What this paper finds — and why it matters

This paper studies racial disparities in federal criminal sentencing by analyzing abnormal bunching in the distribution of crack-cocaine amounts recorded at sentencing. The identifying variation comes from the Fair Sentencing Act (FSA) of 2010, which raised the 10-year mandatory minimum threshold for crack-cocaine from 50 grams to 280 grams. Because the new 280g threshold was set at a point with essentially zero pre-existing bunching, the author implements a difference-in-bunching design (following Kleven 2016) that compares the pre-2010 distribution of charged drug amounts — treated as the counterfactual — to the post-2010 distribution. The primary data are case-level records from the United States Sentencing Commission (USSC) covering all federal drug cases sentenced 1999–2015, restricted to crack-cocaine offenses (approximately 50,273 cases, of which 83.3% involve black defendants, 9.2% Hispanic, and 7.6% white).

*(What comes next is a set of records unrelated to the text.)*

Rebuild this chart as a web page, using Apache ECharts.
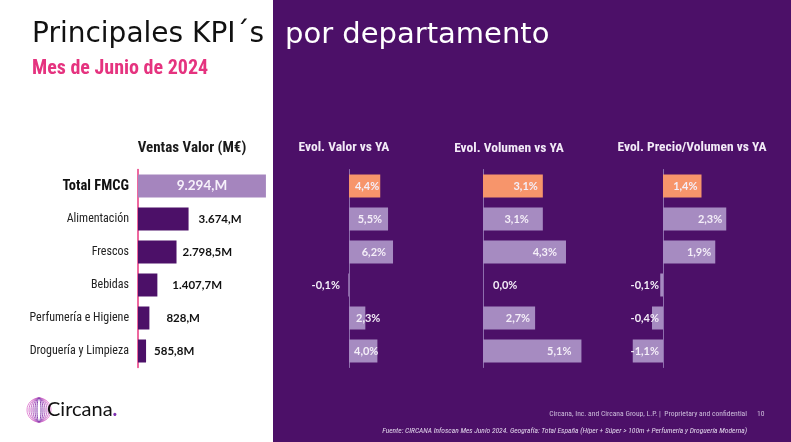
<!DOCTYPE html>
<html>
<head>
<meta charset="utf-8">
<script src="https://cdn.jsdelivr.net/npm/echarts@6/dist/echarts.min.js"></script>
<style>
html,body{margin:0;padding:0;background:#fff;}
#c{width:791px;height:442px;}
</style>
</head>
<body>
<div id="c"></div>
<script>
const categories = ['Total FMCG','Alimentación','Frescos','Bebidas','Perfumería e Higiene','Droguería y Limpieza'];
const ventasValor = [9294, 3674, 2798.5, 1407.7, 828, 585.8];
const ventasLabels = ['9.294,M','3.674,M','2.798,5M','1.407,7M','828,M','585,8M'];
const evolValor = [4.4, 5.5, 6.2, -0.1, 2.3, 4.0];
const evolVolumen = [3.1, 3.1, 4.3, 0.0, 2.7, 5.1];
const evolPrecio = [1.4, 2.3, 1.9, -0.1, -0.4, -1.1];
const sectionTitles = ['Ventas Valor (M€)','Evol. Valor vs YA','Evol. Volumen vs YA','Evol. Precio/Volumen vs YA'];

const PURPLE = '#4C1068';
const LIGHT = '#A68BC1';
const ORANGE = '#F7956B';
const NARROW = "'Liberation Sans Narrow','Roboto Condensed',Roboto,sans-serif";
const LBL = "Lato,'Open Sans',sans-serif";
const HEAD = "'DejaVu Sans','Open Sans',sans-serif";

const chart = echarts.init(document.getElementById('c'));

const gridTop = 169.5, gridH = 198;
const grids = [
  {left: 138, width: 128},
  {left: 341.9, width: 56.8},
  {left: 463.7, width: 135.1},
  {left: 608, width: 137.5}
];
const xRanges = [[0, 9300], [-1, 7], [-1, 6], [-2, 3]];

function pct(v){ return v.toFixed(1).replace('.', ',') + '%'; }

// label placement styles (per row) for each purple panel chart
const valorLbl = [
  {position:'insideRight', distance:1},
  {position:'insideRight', distance:6},
  {position:'insideRight', distance:7},
  {position:'insideRight', distance:9},
  {position:'insideLeft', distance:7},
  {position:'insideLeft', distance:5}
];
const volLbl = [
  {position:'insideRight', distance:5},
  {position:'insideRight', distance:14},
  {position:'insideRight', distance:9},
  {position:'right', distance:10},
  {position:'insideRight', distance:5},
  {position:'insideRight', distance:10}
];
const precioLbl = [
  {position:'insideRight', distance:4},
  {position:'insideRight', distance:4},
  {position:'insideRight', distance:4},
  {position:'insideRight', distance:4},
  {position:'insideRight', distance:4},
  {position:'insideRight', distance:4}
];
const ventasDist = [0, 10, 6, 15, 17, 8];

function evolSeries(vals, lblCfg, idx){
  return {
    type:'bar', xAxisIndex: idx, yAxisIndex: idx, barWidth: 23,
    data: vals.map((v,i)=>({
      value: v,
      itemStyle: {color: i===0 ? ORANGE : LIGHT},
      label: Object.assign({show:true}, lblCfg[i])
    })),
    label: {show:true, color:'#F4EEF8', fontFamily: LBL, fontWeight:'bold', fontSize:11,
      formatter: p => pct(p.value)},
    silent: true
  };
}

const option = {
  backgroundColor: '#ffffff',
  animation: false,
  grid: grids.map(g => ({left:g.left, width:g.width, top:gridTop, height:gridH, containLabel:false})),
  xAxis: xRanges.map((r,i)=>({type:'value', gridIndex:i, min:r[0], max:r[1], show:false})),
  yAxis: [0,1,2,3].map(i=>({
    type:'category', gridIndex:i, data:categories, inverse:true,
    axisTick:{show:false},
    axisLine:{show:true, onZero:true, lineStyle:{color: i===0 ? '#E8367F' : '#8E6EAD', width: i===0 ? 1.5 : 1}},
    axisLabel: i===0 ? {
      show:true, margin:9, fontFamily: NARROW, fontSize:12, color:'#222',
      formatter: (v, k) => k===0 ? '{b|' + v + '}' : v,
      rich: {b:{fontFamily: NARROW, fontSize:14.5, fontWeight:'bold', color:'#111'}}
    } : {show:false}
  })),
  series: [
    {
      type:'bar', xAxisIndex:0, yAxisIndex:0, barWidth:23, silent:true,
      data: ventasValor.map((v,i)=>({
        value:v,
        itemStyle:{color: i===0 ? '#A585BE' : PURPLE},
        label: i===0 ? {show:true, position:'inside', color:'#F6F0FA', fontSize:13.5}
                     : {show:true, position:'right', distance: ventasDist[i], color:'#111', fontSize:11.5}
      })),
      label:{show:true, fontFamily: LBL, fontWeight:'bold', formatter: p => ventasLabels[p.dataIndex]}
    },
    evolSeries(evolValor, valorLbl, 1),
    evolSeries(evolVolumen, volLbl, 2),
    evolSeries(evolPrecio, precioLbl, 3)
  ],
  graphic: [
    {type:'rect', z:-10, shape:{x:273, y:0, width:518, height:442}, style:{fill:PURPLE}},
    {type:'text', style:{text:'Principales KPI´s', x:32, y:35, textVerticalAlign:'middle', fill:'#111', font:"400 28px " + HEAD}},
    {type:'text', style:{text:'por departamento', x:285, y:35, textVerticalAlign:'middle', fill:'#ffffff', font:"400 29px " + HEAD}},
    {type:'text', style:{text:'Mes de Junio de 2024', x:32, y:69, textVerticalAlign:'middle', fill:'#E5337F', font:"bold 20px " + NARROW}},
    {type:'text', style:{text:sectionTitles[0], x:192, y:148, textAlign:'center', textVerticalAlign:'middle', fill:'#1a1a1a', font:"bold 15px " + NARROW}},
    {type:'text', style:{text:sectionTitles[1], x:344, y:148, textAlign:'center', textVerticalAlign:'middle', fill:'#F2EAF7', font:"bold 13.5px " + NARROW}},
    {type:'text', style:{text:sectionTitles[2], x:509, y:149, textAlign:'center', textVerticalAlign:'middle', fill:'#F2EAF7', font:"bold 13.5px " + NARROW}},
    {type:'text', style:{text:sectionTitles[3], x:692, y:148, textAlign:'center', textVerticalAlign:'middle', fill:'#F2EAF7', font:"bold 13.5px " + NARROW}},
    {type:'text', style:{text:'Circana, Inc. and Circana Group, L.P. |  Proprietary and confidential', x:747, y:414, textAlign:'right', textVerticalAlign:'middle', fill:'#CDBDDB', font:"7.6px " + NARROW}},
    {type:'text', style:{text:'10', x:757, y:414, textVerticalAlign:'middle', fill:'#CDBDDB', font:"7.6px " + NARROW}},
    {type:'text', style:{text:'Fuente: CIRCANA Infoscan Mes Junio 2024. Geografía: Total España (Híper + Súper > 100m + Perfumería y Droguería Moderna)', x:747, y:431, textAlign:'right', textVerticalAlign:'middle', fill:'#E0D4EA', font:"italic 7.5px " + NARROW}},
    // Circana logo
    {type:'ellipse', shape:{cx:39, cy:410, rx:12, ry:12}, style:{fill:'none', stroke:'#E48AD6', lineWidth:1}},
    {type:'ellipse', shape:{cx:39, cy:410, rx:10, ry:12}, style:{fill:'none', stroke:'#D57ACF', lineWidth:1}},
    {type:'ellipse', shape:{cx:39, cy:410, rx:8, ry:12}, style:{fill:'none', stroke:'#C46CC8', lineWidth:1}},
    {type:'ellipse', shape:{cx:39, cy:410, rx:6, ry:12}, style:{fill:'none', stroke:'#B05CC0', lineWidth:1}},
    {type:'ellipse', shape:{cx:39, cy:410, rx:4, ry:12}, style:{fill:'none', stroke:'#9A4DB8', lineWidth:1}},
    {type:'ellipse', shape:{cx:39, cy:410, rx:2, ry:12}, style:{fill:'none', stroke:'#8440AE', lineWidth:1}},
    {type:'text', style:{text:'{a|Circana}{b|.}', x:47, y:410, textVerticalAlign:'middle',
      rich:{a:{fill:'#111', font:"400 20px Lato, 'Open Sans', sans-serif"}, b:{fill:'#7E2FB0', font:"bold 20px Lato, sans-serif"}}}}
  ]
};
chart.setOption(option);
</script>
</body>
</html>
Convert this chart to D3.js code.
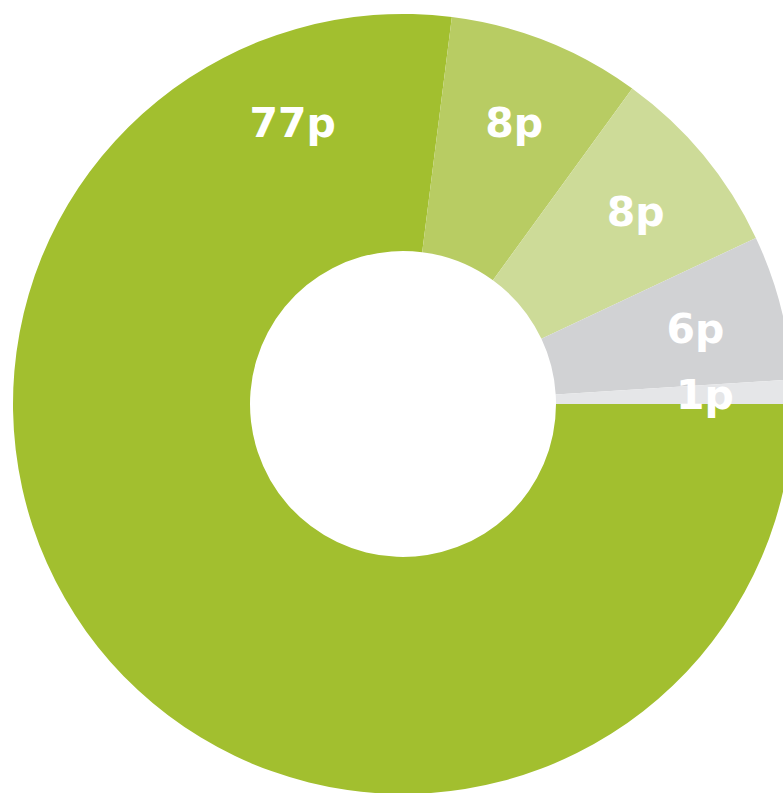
<!DOCTYPE html>
<html>
<head>
<meta charset="utf-8">
<script src="https://cdn.jsdelivr.net/npm/d3@7"></script>
<style>
  html, body { margin: 0; padding: 0; background: #fff; overflow: hidden; }
  .lbl { font-family: "DejaVu Sans", "Noto Sans", sans-serif; font-weight: bold; fill: #fff; }
</style>
</head>
<body>
<div id="chart"></div>
<script>
// slices, clockwise from 3 o'clock
var labels = ["77p", "8p", "8p", "6p", "1p"];
var values = [77, 8, 8, 6, 1];
var colors = ["#a2bf2f", "#b8cc63", "#cddb98", "#d1d2d4", "#e5e6e8"];

var width = 783, height = 793;
var cx = 403, cy = 404;
var outerR = 390, innerR = 153, labelR = 302;

var svg = d3.select("#chart").append("svg")
    .attr("width", width)
    .attr("height", height);

var g = svg.append("g").attr("transform", "translate(" + cx + "," + cy + ")");

var pie = d3.pie()
    .sort(null)
    .value(function (d, i) { return values[i]; })
    .startAngle(Math.PI / 2)
    .endAngle(Math.PI / 2 + 2 * Math.PI);

var arcs = pie(labels);

var arc = d3.arc().innerRadius(innerR).outerRadius(outerR);

g.selectAll("path")
    .data(arcs)
    .enter()
    .append("path")
    .attr("d", arc)
    .attr("fill", function (d, i) { return colors[i]; });

// big slice gets its label near its end (top left), others at mid angle
function labelAngle(d, i) {
    if (i === 0) return d.endAngle - 0.5;
    return (d.startAngle + d.endAngle) / 2;
}

g.selectAll("text")
    .data(arcs)
    .enter()
    .append("text")
    .attr("class", "lbl")
    .attr("text-anchor", "middle")
    .attr("dominant-baseline", "central")
    .attr("font-size", 41)
    .attr("x", function (d, i) { return labelR * Math.sin(labelAngle(d, i)); })
    .attr("y", function (d, i) { return -labelR * Math.cos(labelAngle(d, i)); })
    .text(function (d) { return d.data; });
</script>
</body>
</html>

The main finding is that after 2010, the fraction of cases charged with amounts in the 280–290g range increases by 3.3 percentage points overall. This increase is disproportionately concentrated among minority defendants: black and Hispanic offenders are more than 2.5 times as likely as white offenders to be charged with 280–290g after the threshold shifts to that level. Approximately 80% of the excess mass at 280g is drawn from cases that had previously been charged in the 50–280g range, indicating that prosecutors are moving cases upward to cross the new threshold rather than negotiating downward from above it. For black and Hispanic offenders specifically, cases from the 50–280g range account for 88% of the increase at the new threshold.

The author rules out differential drug involvement as an explanation. The pre-2010 distributions of charged amounts from 60–280g are nearly identical across racial groups; a Kolmogorov-Smirnov test fails to reject equality (p-value = 0.792). This implies the post-2010 racial disparity in bunching is a conditional disparity — arising not from differences in underlying drug involvement but from differential treatment of similarly situated defendants.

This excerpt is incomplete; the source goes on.